No one ever cut their way to prosperity. Remember “Chainsaw Al” at Sunbeam? Destroyed the company. I’ve seen others. That’s one reason I find the current budget debate in Washington so disheartening. There has been almost no discussion about the necessity for investment–especially in infrastructure in all the current national budget debates even though the country sorely needs infrastructure upgrades to support growing businesses.
In an article in the Wall Street Journal, a number of CEOs called on the government to reduce regulations on their activities (no shock there), but also called for government investment in infrastructure.
It is the same in business. Is your company simply cutting costs? Are they cutting costs to eliminate waste, or are they cutting cost simply to try to find profitability? There are two paths to profitability in the short term. One is to increase sales; the other is to reduce cost. For the long term, only the first one works
I’d love to see more talk about intelligent investing in growth as we try to expand this recovery (and, yes, we are still in a recovery). I favor the people who go out an d make things happen.
Gary, Thank you for your blog post. Your points certainly carry a lot of merit. However, I would like to better understand what infrastructure the government needs to invest in to support growing businesses (besides providing an encouraging environment to operate in)?
It seems like the $1 trillion spent on the stimulus plan was directed mainly toward infrastructure and did not have any major impact on employment numbers or economic growth.
From an automation perspective, today we are seeing companies invest in technology upgrades, plant expansions and other projects to provide additional capacities and efficiencies for growth going forward.
I agree there are certainly areas of responsibility the government carries around infrastructure that we all can take advantage of personally and in business. The reason for the discussion of cuts in Federal spending is not in the context of cutting money out of tax revenue surpluses but in the context of owing $1.5 Trillion in additional debt every year. Our debt is almost equivalent to our GDP ($14T vs. $15T). If it continues to increase at this rate, we will be spending so much to service the debt that the government will have little money left to service the essential programs and services much less infrastructure and growth spending.
The solution needs to incorporate restructuring of current programs to make them more efficient as well as cuts to non-essential spending so that we can get back to a balanced budget and be positioned for better flexibility and stability going forward (or sustainability). We don't want to get into a situation like Greece or Italy where they have backed themselves into a corner with no good way out.
Yes, Kerry, there is a discussion in the context of debt–sort of. But no one wants to tackle the main causes–the Bush tax cuts and the wars we are fighting. Just like VietNam, we are trying to fight a war without raising taxes to pay for it (it was called "guns and butter" back in the day).

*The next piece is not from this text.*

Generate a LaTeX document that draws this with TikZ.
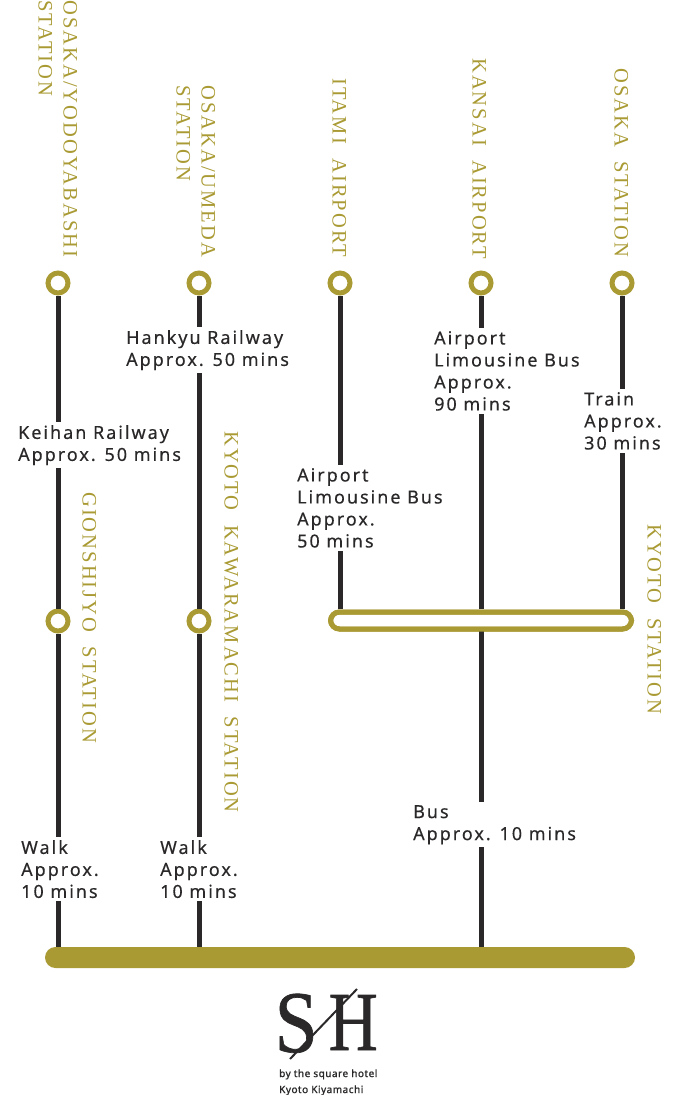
\documentclass[tikz,border=0pt]{standalone}
\usepackage{fontspec}
\newfontfamily\stfont[LetterSpace=10,WordSpace=2]{Liberation Serif}
\newfontfamily\lbfont[LetterSpace=11,FakeBold=0.25]{Noto Sans}
\newfontfamily\logofont[FakeBold=0.8]{Liberation Serif}
\newfontfamily\subfont[LetterSpace=5,FakeBold=1.2]{Noto Sans}
\definecolor{gold}{HTML}{A99A33}
\definecolor{ink}{HTML}{2A2829}
\tikzset{
  stn/.style={circle,draw=gold,line width=5pt,fill=white,minimum size=20pt,inner sep=0pt},
  rail/.style={draw=ink,line width=5pt},
  vlabel/.style={rotate=-90,anchor=base west,inner sep=0pt,text=gold,font=\fontsize{20.5}{20.5}\stfont},
  route/.style={anchor=north west,align=left,inner xsep=0pt,inner ysep=3pt,fill=white,text=ink,font=\fontsize{18}{22}\lbfont},
}
\begin{document}
\begin{tikzpicture}[x=1pt,y=-1pt]
\useasboundingbox (0,0) rectangle (680,1095);
% destination bar
\node[fill=gold,rounded corners=10.5pt,minimum width=590pt,minimum height=21pt,inner sep=0pt] (hotel) at (340,957.5) {};
\coordinate (hA) at (58,947); \coordinate (hB) at (199,947); \coordinate (hC) at (481,947);
% Kyoto pill
\node[draw=gold,line width=5pt,fill=white,rounded corners=9pt,minimum width=301pt,minimum height=17pt,inner sep=0pt] (kyoto) at (481,620.5) {};
\coordinate (kT1) at (340,609); \coordinate (kT2) at (481,609); \coordinate (kT3) at (622,609); \coordinate (kB) at (481,631);
% stations
\node[stn] (yodo) at (58,283) {};
\node[stn] (umeda) at (199,283) {};
\node[stn] (itami) at (340,283) {};
\node[stn] (kansai) at (481,283) {};
\node[stn] (osaka) at (622,283) {};
\node[stn] (gion) at (58,621) {};
\node[stn] (kawa) at (199,621) {};
% connectors
\draw[rail] (yodo) -- (gion);
\draw[rail] (gion) -- (hA);
\draw[rail] (umeda) -- (kawa);
\draw[rail] (kawa) -- (hB);
\draw[rail] (itami) -- (kT1);
\draw[rail] (kansai) -- (kT2);
\draw[rail] (osaka) -- (kT3);
\draw[rail] (kB) -- (hC);
% redraw pill edge above the rails
\node[draw=gold,line width=5pt,rounded corners=9pt,minimum width=301pt,minimum height=17pt,inner sep=0pt] (kyotoTop) at (481,620.5) {};
% route labels
\node[route] (r1) at (18,422) {Keihan Railway\\Approx. 50 mins};
\node[route] (r2) at (126,327) {Hankyu Railway\\Approx. 50 mins};
\node[route] (r3) at (297,465) {Airport\\Limousine Bus\\Approx.\\50 mins};
\node[route] (r4) at (434,328) {Airport\\Limousine Bus\\Approx.\\90 mins};
\node[route] (r5) at (584,389) {Train\\Approx.\\30 mins};
\node[route] (r6) at (21,837) {Walk\\Approx.\\10 mins};
\node[route] (r7) at (160,837) {Walk\\Approx.\\10 mins};
\node[route] (r8) at (413,802) {Bus\\Approx. 10 mins};
% station names
\node[vlabel] (n1a) at (63.5,0) {OSAKA/YODOYABASHI};
\node[vlabel] (n1b) at (38.5,0) {STATION};
\node[vlabel] (n2a) at (201.5,85) {OSAKA/UMEDA};
\node[vlabel] (n2b) at (176.5,85) {STATION};
\node[vlabel] (n3) at (332.5,78) {ITAMI AIRPORT};
\node[vlabel] (n4) at (472.5,58) {KANSAI AIRPORT};
\node[vlabel] (n5) at (614.5,68) {OSAKA STATION};
\node[vlabel] (n6) at (82.5,492) {GIONSHIJYO STATION};
\node[vlabel] (n7) at (224.5,431) {KYOTO KAWARAMACHI STATION};
\node[vlabel] (n8) at (647.5,524) {KYOTO STATION};
% logo
\node[anchor=base west,inner sep=0pt,text=ink,xscale=.88,font=\fontsize{88}{88}\logofont] (logoS) at (274.5,1052) {S};
\node[anchor=base west,inner sep=0pt,text=ink,xscale=.81,font=\fontsize{84}{84}\logofont] (logoH) at (328.5,1050) {H};
\draw[ink,line width=2pt] (290,1059) -- (357,989);
\node[anchor=base west,inner sep=0pt,text=ink,font=\fontsize{10}{10}\subfont] (sub1) at (279,1077) {by the square hotel};
\node[anchor=base west,inner sep=0pt,text=ink,font=\fontsize{10}{10}\subfont] (sub2) at (279,1093) {Kyoto Kiyamachi};
\end{tikzpicture}
\end{document}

Unfortunately, what I see when I read about the debates is how each side can protect the interests of their voters while appearing to do something. I notice that even Tea Party candidates are reluctant to cut things that affect them directly.

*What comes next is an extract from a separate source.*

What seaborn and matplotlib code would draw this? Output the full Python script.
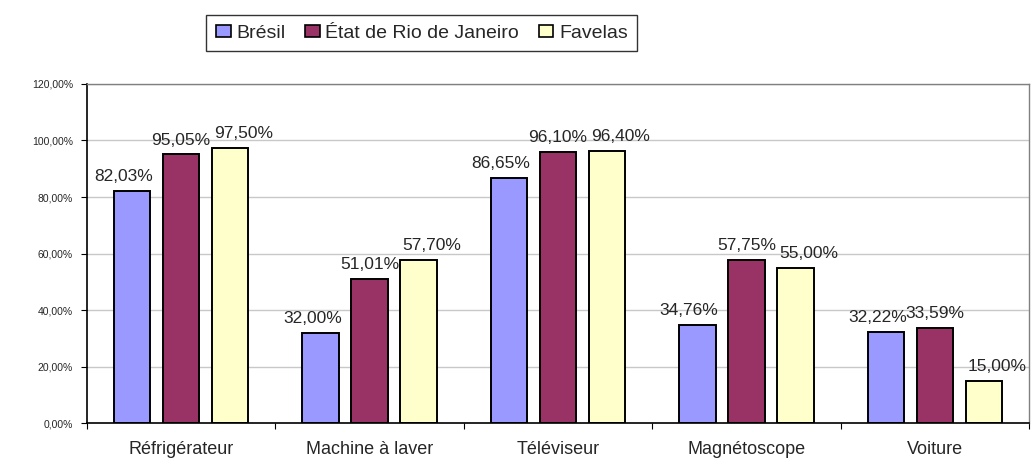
import pandas as pd
import matplotlib
matplotlib.use('Agg')
import matplotlib.pyplot as plt
import seaborn as sns

# ==========================================
# 数据
# ==========================================
categories = ['Réfrigérateur', 'Machine à laver', 'Téléviseur', 'Magnétoscope', 'Voiture']
series_names = ['Brésil', 'État de Rio de Janeiro', 'Favelas']
bresil = [82.03, 32.00, 86.65, 34.76, 32.22]
rio = [95.05, 51.01, 96.10, 57.75, 33.59]
favelas = [97.50, 57.70, 96.40, 55.00, 15.00]
y_ticks = [0, 20, 40, 60, 80, 100, 120]

colors = ['#9999FF', '#993366', '#FFFFCC']
# décalage horizontal des étiquettes (points), par série
label_dx = [-6, 0, 9.5]

rows = []
for name, vals in zip(series_names, [bresil, rio, favelas]):
    for cat, v in zip(categories, vals):
        rows.append({'cat': cat, 'serie': name, 'val': v})
df = pd.DataFrame(rows)

sns.set_theme(style='white')
plt.rcParams['font.family'] = ['Liberation Sans', 'DejaVu Sans']

fig = plt.figure(figsize=(10.34, 4.59), dpi=100)
ax = fig.add_axes([0.0841, 0.0784, 0.9111, 0.7386])

sns.barplot(data=df, x='cat', y='val', hue='serie', hue_order=series_names,
            order=categories, palette=colors, saturation=1, width=0.78, gap=0.26,
            edgecolor='black', linewidth=1.4, ax=ax, legend=True)

# étiquettes de données
for cont, dx in zip(ax.containers, label_dx):
    for b in cont:
        h = b.get_height()
        ax.annotate(f"{h:.2f}%".replace('.', ','),
                    (b.get_x() + b.get_width() / 2, h),
                    xytext=(dx, 5), textcoords='offset points',
                    ha='center', va='bottom', fontsize=12.5)

# axes
ax.set_ylim(0, 120)
ax.set_xlim(-0.5, len(categories) - 0.5)
ax.set_yticks(y_ticks)
ax.set_yticklabels([f"{t},00%" for t in y_ticks], fontsize=7.5)
ax.set_xlabel('')
ax.set_ylabel('')
ax.set_xticks(range(len(categories)))
ax.set_xticklabels(categories, fontsize=13)
ax.tick_params(axis='x', length=0, pad=13)
ax.set_xticks([i - 0.5 for i in range(len(categories) + 1)], minor=True)
ax.tick_params(axis='x', which='minor', length=4, direction='out', color='black', width=0.8, bottom=True)
ax.tick_params(axis='y', length=4, direction='out', color='black', width=0.8, left=True, pad=6)

ax.yaxis.grid(True, color='#c8c8c8', linewidth=1)
ax.set_axisbelow(True)
for side in ['top', 'right']:
    ax.spines[side].set_color('#808080')
    ax.spines[side].set_linewidth(1)
for side in ['left', 'bottom']:
    ax.spines[side].set_color('black')
    ax.spines[side].set_linewidth(1.2)

# légende
handles, labels = ax.get_legend_handles_labels()
ax.legend_.remove()
leg = fig.legend(handles, labels, loc='center', bbox_to_anchor=(0.408, 0.928),
                 ncol=3, fontsize=14, frameon=True, fancybox=False,
                 edgecolor='black', handlelength=0.75, handleheight=0.6,
                 handletextpad=0.3, columnspacing=1.0, borderpad=0.5,
                 borderaxespad=0)
leg.get_frame().set_linewidth(1)
for h in leg.legend_handles:
    h.set_edgecolor('black')
    h.set_linewidth(1.2)

fig.savefig('out.png', dpi=100)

Actually, the stimulus package put a lot of people to work. It's just a short-term thing, though. But even there, the emphasis of the discussion was not in terms of investing in our future–better water treatment facilities, improved bridges (before they fall down), modern airports. But just like businesses that borrow to invest, the plan must include eventually paying down the debt.
Or, we could all try living more simply–check out Zen Habits (www.zenhabits.net) for advice. That would certainly be more healthy and might cut healthcare spending if nothing else.